* _Stated task_
Pictures excluded, return the lines below from the first through the line holding "Carryover, End of".

* _Task material_
########################################

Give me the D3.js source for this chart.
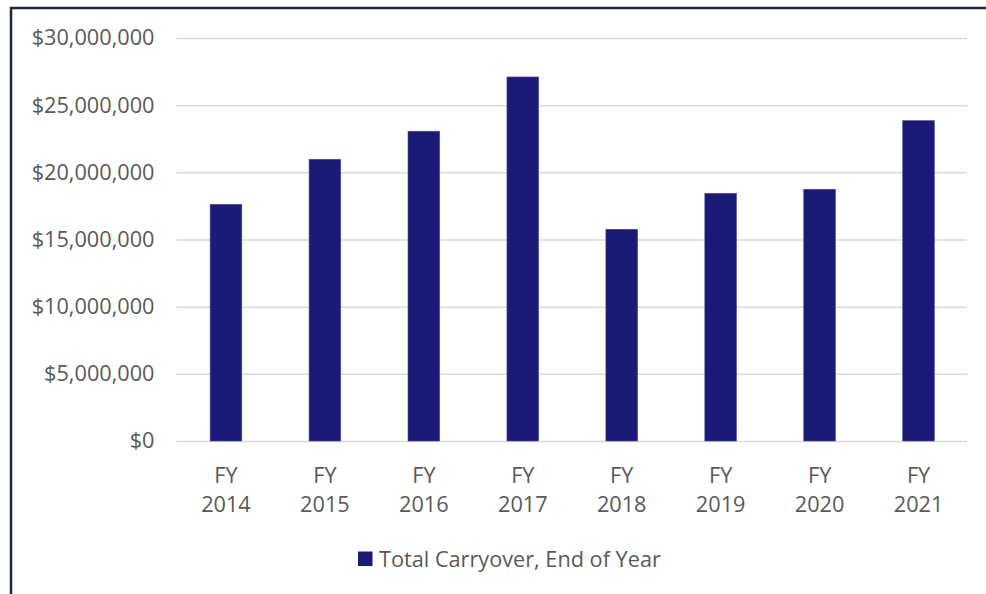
<!DOCTYPE html>
<html><head><meta charset="utf-8">
<script src="https://cdn.jsdelivr.net/npm/d3@7"></script>
<style>body{margin:0;background:#fff}svg{display:block}text{font-family:"Open Sans",sans-serif;fill:#595959}</style>
</head><body>
<script>
const categories = ["FY 2014","FY 2015","FY 2016","FY 2017","FY 2018","FY 2019","FY 2020","FY 2021"];
const values = [17620000,20970000,23060000,27100000,15760000,18440000,18740000,23850000];
const yTicks = [0,5000000,10000000,15000000,20000000,25000000,30000000];
const seriesName = "Total Carryover, End of Year";

const W=986,H=594;
const svg=d3.select("body").append("svg").attr("width",W).attr("height",H);
svg.append("line").attr("x1",10).attr("x2",W).attr("y1",8).attr("y2",8).attr("stroke","#1f2a36").attr("stroke-width",2.5);
svg.append("line").attr("x1",11).attr("x2",11).attr("y1",7).attr("y2",H).attr("stroke","#1f2a36").attr("stroke-width",2.5);

const x=d3.scaleBand().domain(categories).range([176.5,968]).paddingInner(0.68).paddingOuter(0.34);
const y=d3.scaleLinear().domain([0,30000000]).range([441,38]);
const fmt=d=>"$"+d3.format(",")(d);
const FS="21.7px";

const ya=svg.append("g").attr("transform","translate(176.5,0)")
  .call(d3.axisLeft(y).tickValues(yTicks).tickFormat(fmt).tickSize(-(967-176.5)).tickPadding(22));
ya.select(".domain").remove();
ya.selectAll("line").attr("stroke","#d9d9d9").attr("stroke-width",1.5);
ya.selectAll("text").style("font-size",FS).style("fill","#595959");

svg.selectAll("rect.bar").data(values).enter().append("rect").attr("class","bar")
  .attr("x",(d,i)=>x(categories[i])).attr("width",x.bandwidth())
  .attr("y",d=>y(d)).attr("height",d=>y(0)-y(d))
  .attr("fill","#1b1a77").attr("stroke","#4a4a98").attr("stroke-width",0.6);

const xa=svg.append("g").attr("transform","translate(0,441)")
  .call(d3.axisBottom(x).tickSize(0).tickFormat(""));
xa.select(".domain").remove();
xa.selectAll(".tick").each(function(d){
  const parts=d.split(" ");
  const t=d3.select(this).append("text").attr("text-anchor","middle").style("font-size",FS);
  t.append("tspan").attr("x",0).attr("y",41.5).text(parts[0]);
  t.append("tspan").attr("x",0).attr("y",70.5).text(parts[1]);
});

const lg=svg.append("g");
lg.append("rect").attr("x",358).attr("y",551.5).attr("width",14.5).attr("height",14.5).attr("fill","#1b1a77");
lg.append("text").attr("x",379).attr("y",566.5).style("font-size",FS).text(seriesName);
</script>
</body></html>
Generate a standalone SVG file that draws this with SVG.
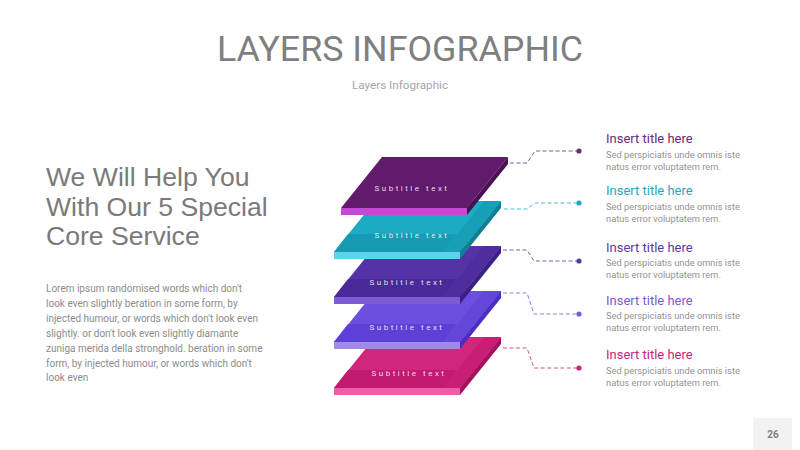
<svg xmlns="http://www.w3.org/2000/svg" width="800" height="450" viewBox="0 0 800 450">
<style>
.title{font-family:Roboto,"Liberation Sans",sans-serif;font-size:35.8px;fill:#7f7f7f;text-anchor:middle}
.sub{font-family:Roboto,"Liberation Sans",sans-serif;font-size:11.7px;fill:#a6a6a6;text-anchor:middle}
.head{font-family:"Liberation Sans",Arial,sans-serif;font-size:26.6px;fill:#7a7a7a}
.para{font-family:Roboto,"Liberation Sans",sans-serif;font-size:10px;fill:#8c8c8c}
.lt{font-family:Roboto,"Liberation Sans",sans-serif;font-size:8px;fill:#ffffff;fill-opacity:0.85;letter-spacing:2.5px;text-anchor:middle}
.it{font-family:Roboto,"Liberation Sans",sans-serif;font-size:13px}
.ib{font-family:Roboto,"Liberation Sans",sans-serif;font-size:9.3px;fill:#939393}
.conn{fill:none;stroke-width:1;stroke-dasharray:4 2.5;stroke-opacity:0.8}
.pg{font-family:Roboto,"Liberation Sans",sans-serif;font-size:10px;fill:#7f7f7f;text-anchor:middle;font-weight:bold}
</style>
<rect width="800" height="450" fill="#ffffff"/>
<text class="title" x="400" y="61">LAYERS INFOGRAPHIC</text>
<text class="sub" x="400" y="89">Layers Infographic</text>
<g id="heading">
<text class="head" x="46" y="186">We Will Help You</text>
<text class="head" x="46" y="216">With Our 5 Special</text>
<text class="head" x="46" y="245">Core Service</text>
</g>
<g id="paragraph">
<text class="para" x="46" y="292">Lorem ipsum randomised words which don't</text>
<text class="para" x="46" y="307">look even slightly beration in some form, by</text>
<text class="para" x="46" y="322">injected humour, or words which don't look even</text>
<text class="para" x="46" y="337">slightly. or don't look even slightly diamante</text>
<text class="para" x="46" y="352">zuniga merida della stronghold. beration in some</text>
<text class="para" x="46" y="367">form, by injected humour, or words which don't</text>
<text class="para" x="46" y="381">look even</text>
</g>
<g id="connectors">
<polyline class="conn" stroke="#6a2a7a" points="510,163 527,163 535,151 579,151"/>
<polyline class="conn" stroke="#1fa8c0" points="504,209 527,209 535,203 579,203"/>
<polyline class="conn" stroke="#5b3aa0" points="503,250 527,250 534,261 579,261"/>
<polyline class="conn" stroke="#7a5bd0" points="503,293 527,293 534,314 579,314"/>
<polyline class="conn" stroke="#c8257a" points="503,348 527,348 534,368 579,368"/>
<circle cx="579" cy="151" r="2.6" fill="#6a2a7a"/>
<circle cx="579" cy="203" r="2.6" fill="#1fa8c0"/>
<circle cx="579" cy="261" r="2.6" fill="#5b3aa0"/>
<circle cx="579" cy="314" r="2.6" fill="#7a5bd0"/>
<circle cx="579" cy="368" r="2.6" fill="#c8257a"/>
</g>
<g id="layer5">
<polygon points="334,388 460,388 501,337 375,337" fill="#d0267c"/>
<polygon points="334,388 443,388 457,370 348,370" fill="#c21a70"/>
<polygon points="443,388 460,388 501,337 484,337" fill="#c81e76"/>
<rect x="334" y="388" width="126" height="7" fill="#ec5fa8"/>
<polygon points="460,388 501,337 501,344 460,395" fill="#a5115c"/>
<text class="lt" x="409" y="376">Subtitle text</text>
</g>
<g id="layer4">
<polygon points="334,342 460,342 501,291 375,291" fill="#6c4ee0"/>
<polygon points="334,342 443,342 457,324 348,324" fill="#5f40d6"/>
<polygon points="443,342 460,342 501,291 484,291" fill="#6446da"/>
<rect x="334" y="342" width="126" height="7" fill="#a08ae6"/>
<polygon points="460,342 501,291 501,298 460,349" fill="#4a2ec4"/>
<text class="lt" x="407" y="330">Subtitle text</text>
</g>
<g id="layer3">
<polygon points="334,297 460,297 501,246 375,246" fill="#5532a6"/>
<polygon points="334,297 443,297 457,279 348,279" fill="#4a2a98"/>
<polygon points="443,297 460,297 501,246 484,246" fill="#4e2d9e"/>
<rect x="334" y="297" width="126" height="7" fill="#7a5cd2"/>
<polygon points="460,297 501,246 501,253 460,304" fill="#3c2086"/>
<text class="lt" x="407" y="285">Subtitle text</text>
</g>
<g id="layer2">
<polygon points="334,252 460,252 501,201 375,201" fill="#1daac3"/>
<polygon points="334,252 443,252 457,234 348,234" fill="#179bb4"/>
<polygon points="443,252 460,252 501,201 484,201" fill="#189fb8"/>
<rect x="334" y="252" width="126" height="7" fill="#5ed3ea"/>
<polygon points="460,252 501,201 501,208 460,259" fill="#0e7f95"/>
<text class="lt" x="412" y="238">Subtitle text</text>
</g>
<g id="layer1">
<polygon points="341,208 467,208 508,157 382,157" fill="#621a6c"/>
<rect x="341" y="208" width="126" height="7" fill="#c34bd4"/>
<polygon points="467,208 508,157 508,164 467,215" fill="#4b1054"/>
<text class="lt" x="412" y="191">Subtitle text</text>
</g>
<g id="item1">
<text class="it" x="606" y="143" fill="#6a2a7a">Insert title here</text>
<text class="ib" x="606" y="158">Sed perspiciatis unde omnis iste</text>
<text class="ib" x="606" y="170">natus error voluptatem rem.</text>
</g>
<g id="item2">
<text class="it" x="606" y="195" fill="#1fa8c0">Insert title here</text>
<text class="ib" x="606" y="210">Sed perspiciatis unde omnis iste</text>
<text class="ib" x="606" y="222">natus error voluptatem rem.</text>
</g>
<g id="item3">
<text class="it" x="606" y="252" fill="#5b3aa0">Insert title here</text>
<text class="ib" x="606" y="266">Sed perspiciatis unde omnis iste</text>
<text class="ib" x="606" y="278">natus error voluptatem rem.</text>
</g>
<g id="item4">
<text class="it" x="606" y="305" fill="#7a5bd0">Insert title here</text>
<text class="ib" x="606" y="319">Sed perspiciatis unde omnis iste</text>
<text class="ib" x="606" y="331">natus error voluptatem rem.</text>
</g>
<g id="item5">
<text class="it" x="606" y="359" fill="#c8257a">Insert title here</text>
<text class="ib" x="606" y="374">Sed perspiciatis unde omnis iste</text>
<text class="ib" x="606" y="386">natus error voluptatem rem.</text>
</g>
<g id="page">
<rect x="753" y="418" width="39" height="32" fill="#f2f2f2"/>
<text class="pg" x="773" y="438">26</text>
</g>
</svg>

########################################

* _Solution to this exercise_
Give me the D3.js source for this chart.
<!DOCTYPE html>
<html><head><meta charset="utf-8">
<script src="https://cdn.jsdelivr.net/npm/d3@7"></script>
<style>body{margin:0;background:#fff}svg{display:block}text{font-family:"Open Sans",sans-serif;fill:#595959}</style>
</head><body>
<script>
const categories = ["FY 2014","FY 2015","FY 2016","FY 2017","FY 2018","FY 2019","FY 2020","FY 2021"];
const values = [17620000,20970000,23060000,27100000,15760000,18440000,18740000,23850000];
const yTicks = [0,5000000,10000000,15000000,20000000,25000000,30000000];
const seriesName = "Total Carryover, End of Year";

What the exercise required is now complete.